* [GOAL] Go through the records from the first line and retype each one exactly, stopping once the line with "p + '</span>'));" is done. Pictures are left out.

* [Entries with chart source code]
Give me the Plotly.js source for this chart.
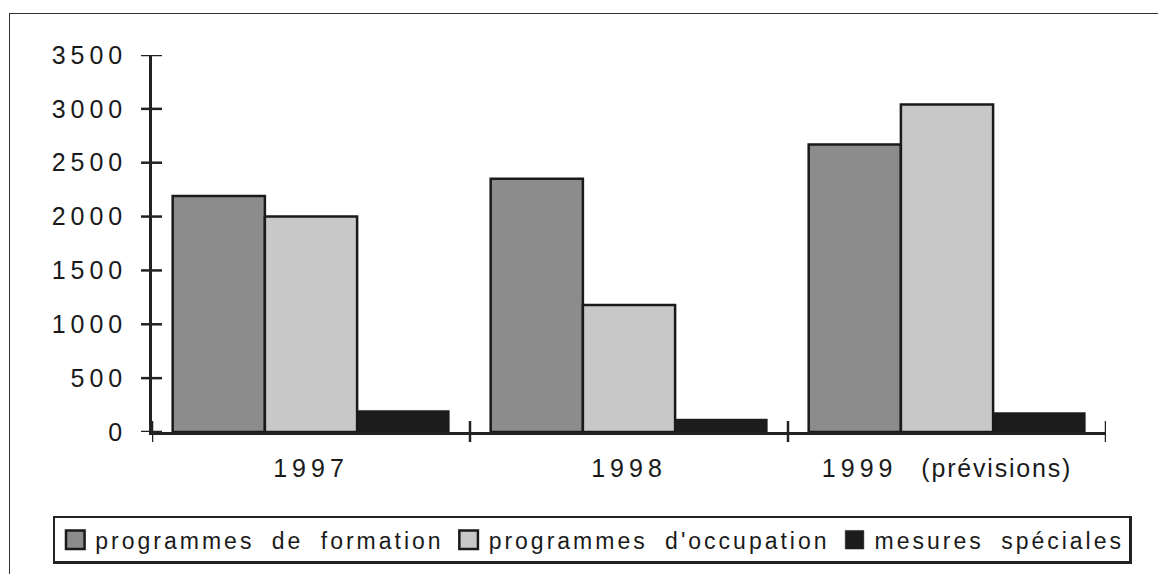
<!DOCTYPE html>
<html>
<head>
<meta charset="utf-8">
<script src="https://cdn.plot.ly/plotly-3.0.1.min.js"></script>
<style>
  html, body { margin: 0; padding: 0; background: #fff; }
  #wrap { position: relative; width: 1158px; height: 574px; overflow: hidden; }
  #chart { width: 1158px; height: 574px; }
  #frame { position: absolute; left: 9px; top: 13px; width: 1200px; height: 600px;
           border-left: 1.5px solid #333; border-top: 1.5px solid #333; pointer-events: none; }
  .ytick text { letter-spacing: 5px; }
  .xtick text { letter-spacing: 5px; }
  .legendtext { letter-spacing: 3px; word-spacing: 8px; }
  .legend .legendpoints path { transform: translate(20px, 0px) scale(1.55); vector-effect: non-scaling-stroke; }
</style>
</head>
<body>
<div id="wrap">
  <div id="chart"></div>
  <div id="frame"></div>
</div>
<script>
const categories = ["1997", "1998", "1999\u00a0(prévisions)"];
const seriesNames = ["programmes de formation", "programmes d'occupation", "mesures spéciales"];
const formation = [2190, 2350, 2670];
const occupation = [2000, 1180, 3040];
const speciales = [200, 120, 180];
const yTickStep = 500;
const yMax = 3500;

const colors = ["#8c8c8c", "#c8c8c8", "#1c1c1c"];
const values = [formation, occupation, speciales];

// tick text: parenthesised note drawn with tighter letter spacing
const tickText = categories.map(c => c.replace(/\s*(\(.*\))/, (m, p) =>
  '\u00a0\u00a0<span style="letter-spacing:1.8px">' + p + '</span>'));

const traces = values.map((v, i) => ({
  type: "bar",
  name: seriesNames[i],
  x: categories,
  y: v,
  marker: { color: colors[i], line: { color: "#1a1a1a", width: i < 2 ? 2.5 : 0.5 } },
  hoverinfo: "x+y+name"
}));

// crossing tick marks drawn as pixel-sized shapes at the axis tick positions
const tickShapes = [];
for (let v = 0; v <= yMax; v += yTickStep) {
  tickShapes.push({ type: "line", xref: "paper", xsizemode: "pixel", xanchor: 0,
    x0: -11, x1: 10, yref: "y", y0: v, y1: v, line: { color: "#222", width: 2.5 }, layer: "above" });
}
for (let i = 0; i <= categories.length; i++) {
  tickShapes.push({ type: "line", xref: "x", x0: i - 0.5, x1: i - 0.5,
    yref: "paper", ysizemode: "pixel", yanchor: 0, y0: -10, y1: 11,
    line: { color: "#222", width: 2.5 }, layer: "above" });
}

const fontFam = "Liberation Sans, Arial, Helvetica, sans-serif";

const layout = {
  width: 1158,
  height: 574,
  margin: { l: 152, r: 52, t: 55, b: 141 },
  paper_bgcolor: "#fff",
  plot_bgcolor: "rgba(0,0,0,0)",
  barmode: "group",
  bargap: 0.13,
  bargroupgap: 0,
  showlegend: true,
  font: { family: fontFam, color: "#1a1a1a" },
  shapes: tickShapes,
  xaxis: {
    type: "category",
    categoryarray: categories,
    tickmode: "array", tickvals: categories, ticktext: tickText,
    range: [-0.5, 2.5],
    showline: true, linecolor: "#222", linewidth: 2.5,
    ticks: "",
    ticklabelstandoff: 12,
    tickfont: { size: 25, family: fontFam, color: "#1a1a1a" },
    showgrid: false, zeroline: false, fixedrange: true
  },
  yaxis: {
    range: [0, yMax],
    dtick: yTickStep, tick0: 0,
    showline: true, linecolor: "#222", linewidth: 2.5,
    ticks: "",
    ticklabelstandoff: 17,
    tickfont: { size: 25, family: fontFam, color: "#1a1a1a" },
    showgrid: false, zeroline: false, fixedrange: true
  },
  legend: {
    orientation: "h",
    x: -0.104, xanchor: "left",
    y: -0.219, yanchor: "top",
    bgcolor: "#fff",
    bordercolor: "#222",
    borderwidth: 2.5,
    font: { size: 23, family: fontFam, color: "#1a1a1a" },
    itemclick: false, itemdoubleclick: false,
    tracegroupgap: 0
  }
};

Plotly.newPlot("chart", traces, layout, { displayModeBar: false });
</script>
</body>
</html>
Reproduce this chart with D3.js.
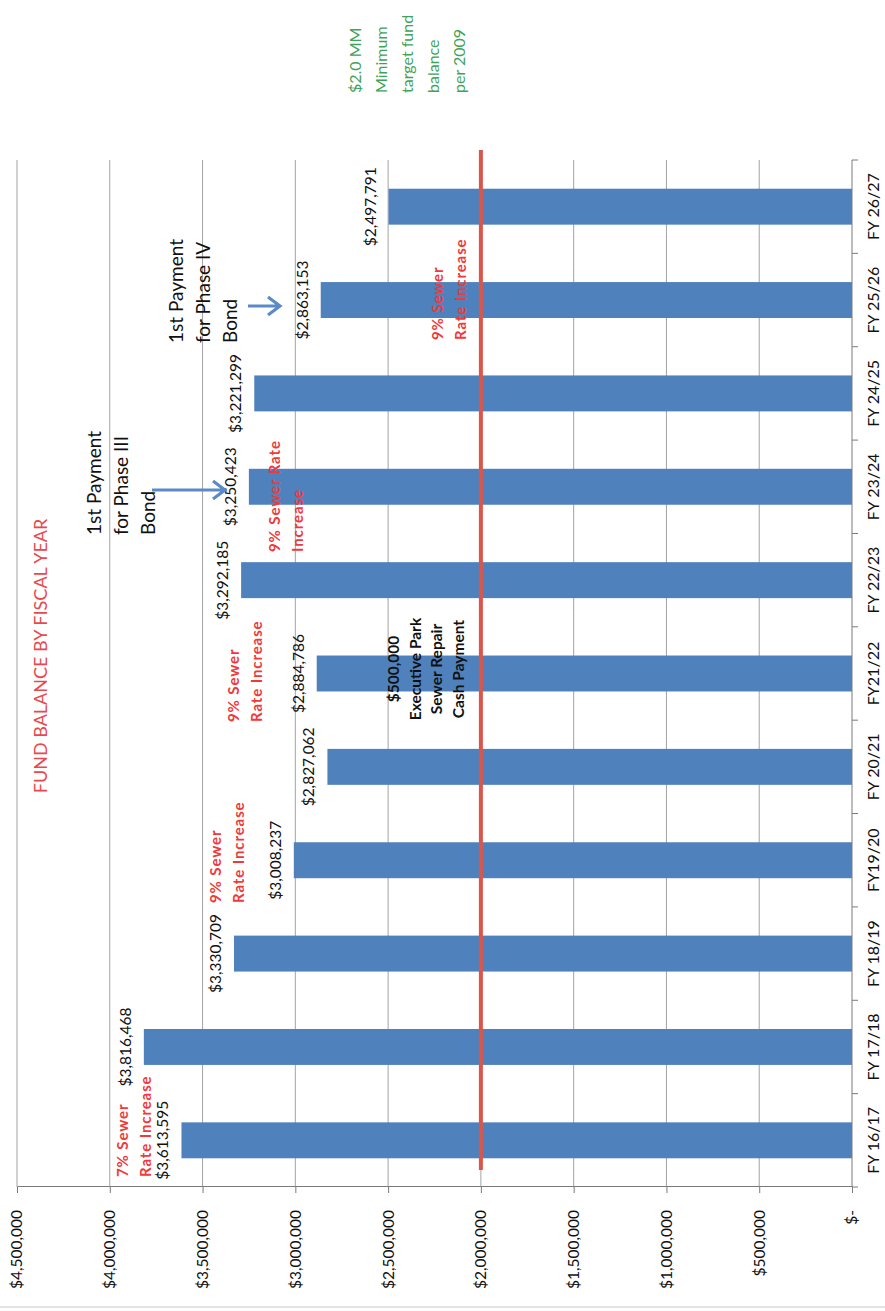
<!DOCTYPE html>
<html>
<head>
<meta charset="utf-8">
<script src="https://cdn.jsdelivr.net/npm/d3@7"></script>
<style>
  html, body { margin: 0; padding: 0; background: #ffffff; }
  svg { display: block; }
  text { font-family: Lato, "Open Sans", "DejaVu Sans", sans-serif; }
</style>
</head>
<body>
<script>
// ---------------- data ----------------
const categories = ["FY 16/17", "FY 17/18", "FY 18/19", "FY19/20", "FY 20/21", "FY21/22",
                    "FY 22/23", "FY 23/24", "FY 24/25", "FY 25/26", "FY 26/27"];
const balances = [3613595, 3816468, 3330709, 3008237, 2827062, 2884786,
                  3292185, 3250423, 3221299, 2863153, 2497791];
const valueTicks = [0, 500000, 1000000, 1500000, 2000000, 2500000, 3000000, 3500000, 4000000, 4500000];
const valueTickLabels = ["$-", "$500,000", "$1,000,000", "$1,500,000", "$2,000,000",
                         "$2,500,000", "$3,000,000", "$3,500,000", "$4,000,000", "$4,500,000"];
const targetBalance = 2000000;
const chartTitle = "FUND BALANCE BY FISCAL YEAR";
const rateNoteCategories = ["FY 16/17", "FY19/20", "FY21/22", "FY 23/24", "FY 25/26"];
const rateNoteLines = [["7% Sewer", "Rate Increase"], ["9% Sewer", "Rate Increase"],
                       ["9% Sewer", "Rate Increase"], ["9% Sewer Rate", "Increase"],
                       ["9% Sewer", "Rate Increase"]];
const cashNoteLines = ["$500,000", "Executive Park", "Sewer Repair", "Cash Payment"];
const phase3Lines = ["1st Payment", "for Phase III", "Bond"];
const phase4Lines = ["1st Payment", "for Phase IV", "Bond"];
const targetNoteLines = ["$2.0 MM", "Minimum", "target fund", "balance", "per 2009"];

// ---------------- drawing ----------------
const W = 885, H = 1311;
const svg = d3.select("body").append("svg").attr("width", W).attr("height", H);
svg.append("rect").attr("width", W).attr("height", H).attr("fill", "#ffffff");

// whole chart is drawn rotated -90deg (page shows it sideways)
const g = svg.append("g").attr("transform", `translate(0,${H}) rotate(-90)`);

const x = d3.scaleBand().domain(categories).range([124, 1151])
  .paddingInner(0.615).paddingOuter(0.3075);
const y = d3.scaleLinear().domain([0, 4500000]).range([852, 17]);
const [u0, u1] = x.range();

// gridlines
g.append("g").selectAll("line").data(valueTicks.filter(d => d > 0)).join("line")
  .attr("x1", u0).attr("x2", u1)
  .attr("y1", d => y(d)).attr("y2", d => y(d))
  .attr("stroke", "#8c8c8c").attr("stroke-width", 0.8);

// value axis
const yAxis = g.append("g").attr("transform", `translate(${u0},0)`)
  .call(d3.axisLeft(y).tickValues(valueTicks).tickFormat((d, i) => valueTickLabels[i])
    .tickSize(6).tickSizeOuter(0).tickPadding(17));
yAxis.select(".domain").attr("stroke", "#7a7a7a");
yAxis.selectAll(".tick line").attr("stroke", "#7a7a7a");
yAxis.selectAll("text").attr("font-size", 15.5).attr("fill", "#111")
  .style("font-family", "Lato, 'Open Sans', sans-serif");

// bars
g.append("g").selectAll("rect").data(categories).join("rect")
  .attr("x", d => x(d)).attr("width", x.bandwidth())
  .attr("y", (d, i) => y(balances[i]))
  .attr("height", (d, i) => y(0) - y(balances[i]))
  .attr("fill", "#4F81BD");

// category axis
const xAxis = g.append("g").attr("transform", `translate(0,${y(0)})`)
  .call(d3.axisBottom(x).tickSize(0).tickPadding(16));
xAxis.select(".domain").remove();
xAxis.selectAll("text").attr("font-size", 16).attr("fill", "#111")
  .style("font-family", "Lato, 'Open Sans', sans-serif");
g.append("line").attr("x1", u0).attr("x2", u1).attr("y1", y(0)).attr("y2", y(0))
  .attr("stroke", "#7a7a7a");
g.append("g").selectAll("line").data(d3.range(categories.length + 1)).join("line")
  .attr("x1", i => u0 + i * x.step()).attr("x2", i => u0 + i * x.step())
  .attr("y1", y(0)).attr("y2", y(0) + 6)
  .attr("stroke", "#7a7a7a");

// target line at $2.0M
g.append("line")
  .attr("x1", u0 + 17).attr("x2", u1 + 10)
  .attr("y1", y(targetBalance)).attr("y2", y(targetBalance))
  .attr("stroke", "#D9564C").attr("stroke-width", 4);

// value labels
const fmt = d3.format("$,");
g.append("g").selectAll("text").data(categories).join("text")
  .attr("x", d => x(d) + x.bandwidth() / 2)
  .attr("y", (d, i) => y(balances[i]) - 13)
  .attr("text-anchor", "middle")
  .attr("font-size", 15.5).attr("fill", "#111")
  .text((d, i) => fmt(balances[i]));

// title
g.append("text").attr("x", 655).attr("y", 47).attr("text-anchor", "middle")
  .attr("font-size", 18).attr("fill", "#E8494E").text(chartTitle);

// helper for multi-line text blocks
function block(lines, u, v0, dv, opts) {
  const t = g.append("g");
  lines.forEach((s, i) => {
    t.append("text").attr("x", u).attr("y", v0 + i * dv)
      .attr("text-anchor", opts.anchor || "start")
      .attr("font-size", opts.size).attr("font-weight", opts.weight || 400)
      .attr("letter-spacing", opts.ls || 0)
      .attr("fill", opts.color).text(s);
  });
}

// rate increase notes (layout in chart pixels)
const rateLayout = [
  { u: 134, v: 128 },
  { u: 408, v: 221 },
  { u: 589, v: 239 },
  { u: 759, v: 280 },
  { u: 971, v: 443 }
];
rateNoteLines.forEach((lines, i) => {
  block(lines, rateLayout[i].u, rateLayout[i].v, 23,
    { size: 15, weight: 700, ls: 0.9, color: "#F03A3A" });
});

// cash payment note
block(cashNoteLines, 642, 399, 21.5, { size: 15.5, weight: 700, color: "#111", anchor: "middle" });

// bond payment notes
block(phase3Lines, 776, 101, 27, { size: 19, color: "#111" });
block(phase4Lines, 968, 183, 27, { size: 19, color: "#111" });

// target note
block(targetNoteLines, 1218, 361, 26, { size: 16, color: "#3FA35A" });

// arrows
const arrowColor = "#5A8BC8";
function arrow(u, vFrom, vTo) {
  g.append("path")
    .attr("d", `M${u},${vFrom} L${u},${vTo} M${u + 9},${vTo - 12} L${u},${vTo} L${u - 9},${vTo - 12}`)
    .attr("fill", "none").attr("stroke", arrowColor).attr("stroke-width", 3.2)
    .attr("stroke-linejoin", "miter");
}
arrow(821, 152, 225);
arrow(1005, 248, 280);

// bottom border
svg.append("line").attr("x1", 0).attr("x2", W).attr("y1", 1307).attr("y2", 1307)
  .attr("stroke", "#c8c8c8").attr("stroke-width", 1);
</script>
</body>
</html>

* [WRITTEN SOLUTION]
Give me the Plotly.js source for this chart.
<!DOCTYPE html>
<html>
<head>
<meta charset="utf-8">
<script src="https://cdn.plot.ly/plotly-3.0.1.min.js"></script>
<style>
  html, body { margin: 0; padding: 0; background: #fff; }
  #wrap { position: relative; width: 1158px; height: 574px; overflow: hidden; }
  #chart { width: 1158px; height: 574px; }
  #frame { position: absolute; left: 9px; top: 13px; width: 1200px; height: 600px;
           border-left: 1.5px solid #333; border-top: 1.5px solid #333; pointer-events: none; }
  .ytick text { letter-spacing: 5px; }
  .xtick text { letter-spacing: 5px; }
  .legendtext { letter-spacing: 3px; word-spacing: 8px; }
  .legend .legendpoints path { transform: translate(20px, 0px) scale(1.55); vector-effect: non-scaling-stroke; }
</style>
</head>
<body>
<div id="wrap">
  <div id="chart"></div>
  <div id="frame"></div>
</div>
<script>
const categories = ["1997", "1998", "1999\u00a0(prévisions)"];
const seriesNames = ["programmes de formation", "programmes d'occupation", "mesures spéciales"];
const formation = [2190, 2350, 2670];
const occupation = [2000, 1180, 3040];
const speciales = [200, 120, 180];
const yTickStep = 500;
const yMax = 3500;

const colors = ["#8c8c8c", "#c8c8c8", "#1c1c1c"];
const values = [formation, occupation, speciales];

// tick text: parenthesised note drawn with tighter letter spacing
const tickText = categories.map(c => c.replace(/\s*(\(.*\))/, (m, p) =>
  '\u00a0\u00a0<span style="letter-spacing:1.8px">' + p + '</span>'));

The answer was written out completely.